* [TASK OBJECTIVE]
Starting at the line that contains "Write a Python", reproduce each line exactly up to and including the line that contains "import seaborn as sns". Reproduce nothing else.

* [AVAILABLE RECORDS]
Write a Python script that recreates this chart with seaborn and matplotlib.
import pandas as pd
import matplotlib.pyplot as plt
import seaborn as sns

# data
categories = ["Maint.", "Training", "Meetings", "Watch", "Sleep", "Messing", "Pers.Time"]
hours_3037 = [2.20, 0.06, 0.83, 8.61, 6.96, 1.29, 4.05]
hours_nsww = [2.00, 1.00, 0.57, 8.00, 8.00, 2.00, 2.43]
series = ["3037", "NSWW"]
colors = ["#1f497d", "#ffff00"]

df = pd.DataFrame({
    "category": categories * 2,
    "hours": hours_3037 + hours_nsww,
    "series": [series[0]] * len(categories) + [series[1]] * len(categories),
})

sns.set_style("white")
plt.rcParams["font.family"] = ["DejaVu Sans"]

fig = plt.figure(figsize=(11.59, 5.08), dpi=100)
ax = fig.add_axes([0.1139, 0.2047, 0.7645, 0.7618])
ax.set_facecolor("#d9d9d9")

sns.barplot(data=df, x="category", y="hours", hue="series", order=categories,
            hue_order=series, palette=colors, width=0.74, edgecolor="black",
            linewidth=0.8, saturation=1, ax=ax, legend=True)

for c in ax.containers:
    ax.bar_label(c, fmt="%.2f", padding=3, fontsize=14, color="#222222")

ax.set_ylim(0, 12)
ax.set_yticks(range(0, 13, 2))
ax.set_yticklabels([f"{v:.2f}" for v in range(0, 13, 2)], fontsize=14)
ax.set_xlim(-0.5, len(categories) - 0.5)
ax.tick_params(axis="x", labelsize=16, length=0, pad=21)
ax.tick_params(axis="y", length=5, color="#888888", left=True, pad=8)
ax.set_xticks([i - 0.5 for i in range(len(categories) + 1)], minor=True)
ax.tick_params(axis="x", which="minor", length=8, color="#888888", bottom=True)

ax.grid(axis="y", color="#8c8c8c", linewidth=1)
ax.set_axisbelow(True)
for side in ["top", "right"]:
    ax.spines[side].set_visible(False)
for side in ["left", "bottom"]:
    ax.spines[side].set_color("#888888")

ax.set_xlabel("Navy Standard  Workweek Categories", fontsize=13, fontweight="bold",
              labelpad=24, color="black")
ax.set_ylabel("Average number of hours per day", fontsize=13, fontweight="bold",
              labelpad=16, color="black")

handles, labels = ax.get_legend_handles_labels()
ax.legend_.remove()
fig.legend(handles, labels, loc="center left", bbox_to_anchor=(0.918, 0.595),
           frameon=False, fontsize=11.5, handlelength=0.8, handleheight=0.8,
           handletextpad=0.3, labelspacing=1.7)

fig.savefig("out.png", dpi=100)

...

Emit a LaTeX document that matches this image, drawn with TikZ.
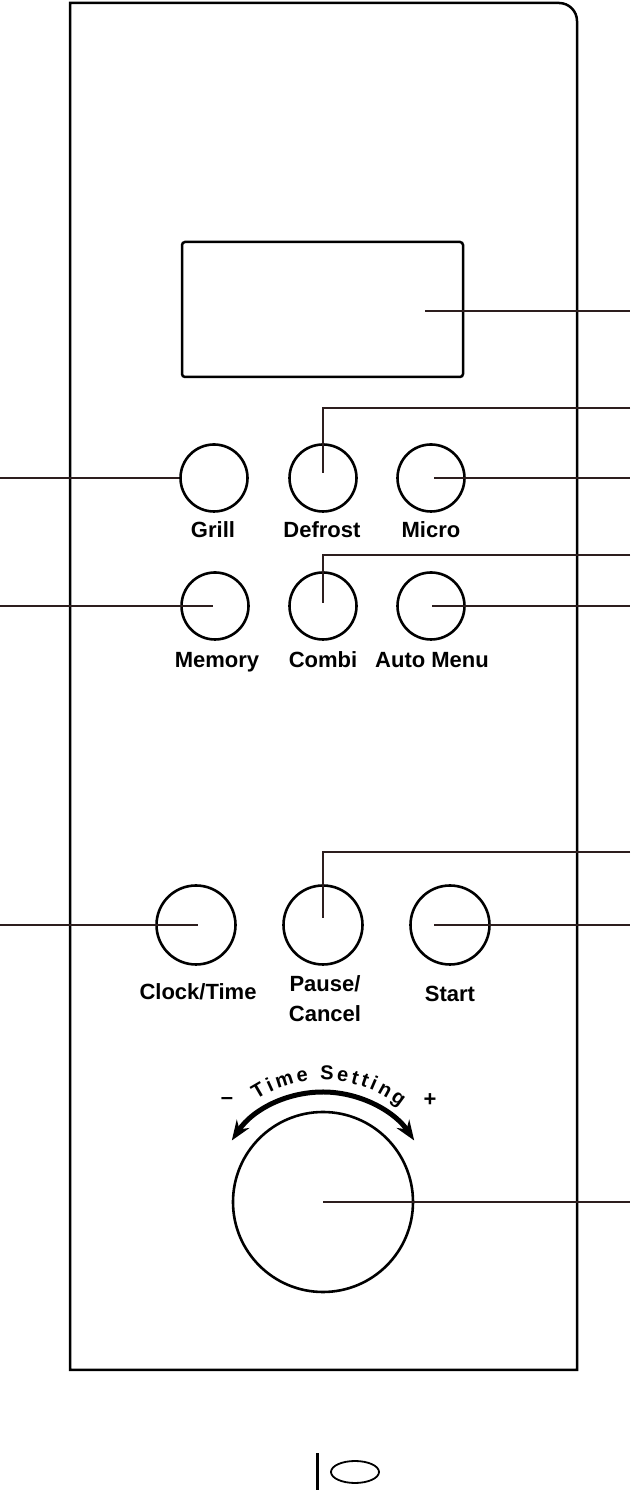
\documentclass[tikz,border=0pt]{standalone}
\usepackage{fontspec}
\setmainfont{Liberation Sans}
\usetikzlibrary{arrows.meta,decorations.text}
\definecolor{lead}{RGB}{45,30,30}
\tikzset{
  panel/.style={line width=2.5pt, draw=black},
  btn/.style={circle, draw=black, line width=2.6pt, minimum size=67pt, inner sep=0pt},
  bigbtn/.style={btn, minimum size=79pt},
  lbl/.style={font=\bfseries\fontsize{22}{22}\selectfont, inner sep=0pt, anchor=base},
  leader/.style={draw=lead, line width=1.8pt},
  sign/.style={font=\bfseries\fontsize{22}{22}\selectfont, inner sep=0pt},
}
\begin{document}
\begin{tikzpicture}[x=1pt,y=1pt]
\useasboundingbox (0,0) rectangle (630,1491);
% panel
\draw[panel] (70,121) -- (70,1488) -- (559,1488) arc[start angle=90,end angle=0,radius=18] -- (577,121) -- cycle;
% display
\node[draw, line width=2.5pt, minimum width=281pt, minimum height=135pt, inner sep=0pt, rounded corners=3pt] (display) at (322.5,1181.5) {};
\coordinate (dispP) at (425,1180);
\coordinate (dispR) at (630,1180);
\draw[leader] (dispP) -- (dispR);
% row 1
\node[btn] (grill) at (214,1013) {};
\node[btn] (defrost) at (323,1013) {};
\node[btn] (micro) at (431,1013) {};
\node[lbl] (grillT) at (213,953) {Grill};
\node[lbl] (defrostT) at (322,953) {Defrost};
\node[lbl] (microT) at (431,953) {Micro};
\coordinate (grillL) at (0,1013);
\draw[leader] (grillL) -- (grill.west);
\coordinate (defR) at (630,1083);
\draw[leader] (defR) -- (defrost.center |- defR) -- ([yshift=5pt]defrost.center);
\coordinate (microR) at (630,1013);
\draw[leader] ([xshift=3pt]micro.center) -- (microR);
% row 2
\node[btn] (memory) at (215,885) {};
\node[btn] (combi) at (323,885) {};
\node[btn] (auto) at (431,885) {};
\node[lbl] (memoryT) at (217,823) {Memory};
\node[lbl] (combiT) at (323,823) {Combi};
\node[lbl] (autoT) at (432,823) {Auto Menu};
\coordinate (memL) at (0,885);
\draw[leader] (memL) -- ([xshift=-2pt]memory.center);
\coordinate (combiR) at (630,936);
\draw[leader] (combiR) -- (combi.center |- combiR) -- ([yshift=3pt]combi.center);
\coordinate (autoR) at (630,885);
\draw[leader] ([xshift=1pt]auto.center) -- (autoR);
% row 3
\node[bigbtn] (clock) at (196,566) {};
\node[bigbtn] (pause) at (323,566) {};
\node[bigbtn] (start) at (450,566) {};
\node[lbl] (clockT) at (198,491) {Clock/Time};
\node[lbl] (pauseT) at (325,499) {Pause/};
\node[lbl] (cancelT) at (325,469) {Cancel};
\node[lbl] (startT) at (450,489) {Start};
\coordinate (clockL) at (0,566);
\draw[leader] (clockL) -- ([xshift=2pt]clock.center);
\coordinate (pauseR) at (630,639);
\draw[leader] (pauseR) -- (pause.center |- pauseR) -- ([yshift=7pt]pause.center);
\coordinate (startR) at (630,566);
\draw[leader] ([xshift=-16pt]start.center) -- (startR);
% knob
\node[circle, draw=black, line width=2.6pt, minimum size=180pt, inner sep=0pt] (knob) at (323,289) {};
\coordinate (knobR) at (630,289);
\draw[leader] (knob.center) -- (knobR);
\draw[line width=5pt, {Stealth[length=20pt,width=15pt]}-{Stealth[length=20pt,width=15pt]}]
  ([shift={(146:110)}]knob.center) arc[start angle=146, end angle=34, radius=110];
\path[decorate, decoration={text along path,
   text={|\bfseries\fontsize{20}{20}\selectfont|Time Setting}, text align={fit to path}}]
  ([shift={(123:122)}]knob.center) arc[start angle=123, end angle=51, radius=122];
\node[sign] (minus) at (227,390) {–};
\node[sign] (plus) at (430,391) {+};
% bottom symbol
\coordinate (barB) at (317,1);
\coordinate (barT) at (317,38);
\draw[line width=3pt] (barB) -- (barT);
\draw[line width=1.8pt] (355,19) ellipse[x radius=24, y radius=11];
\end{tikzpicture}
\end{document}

* [THE REPLY]
Write a Python script that recreates this chart with seaborn and matplotlib.
import pandas as pd
import matplotlib.pyplot as plt
import seaborn as sns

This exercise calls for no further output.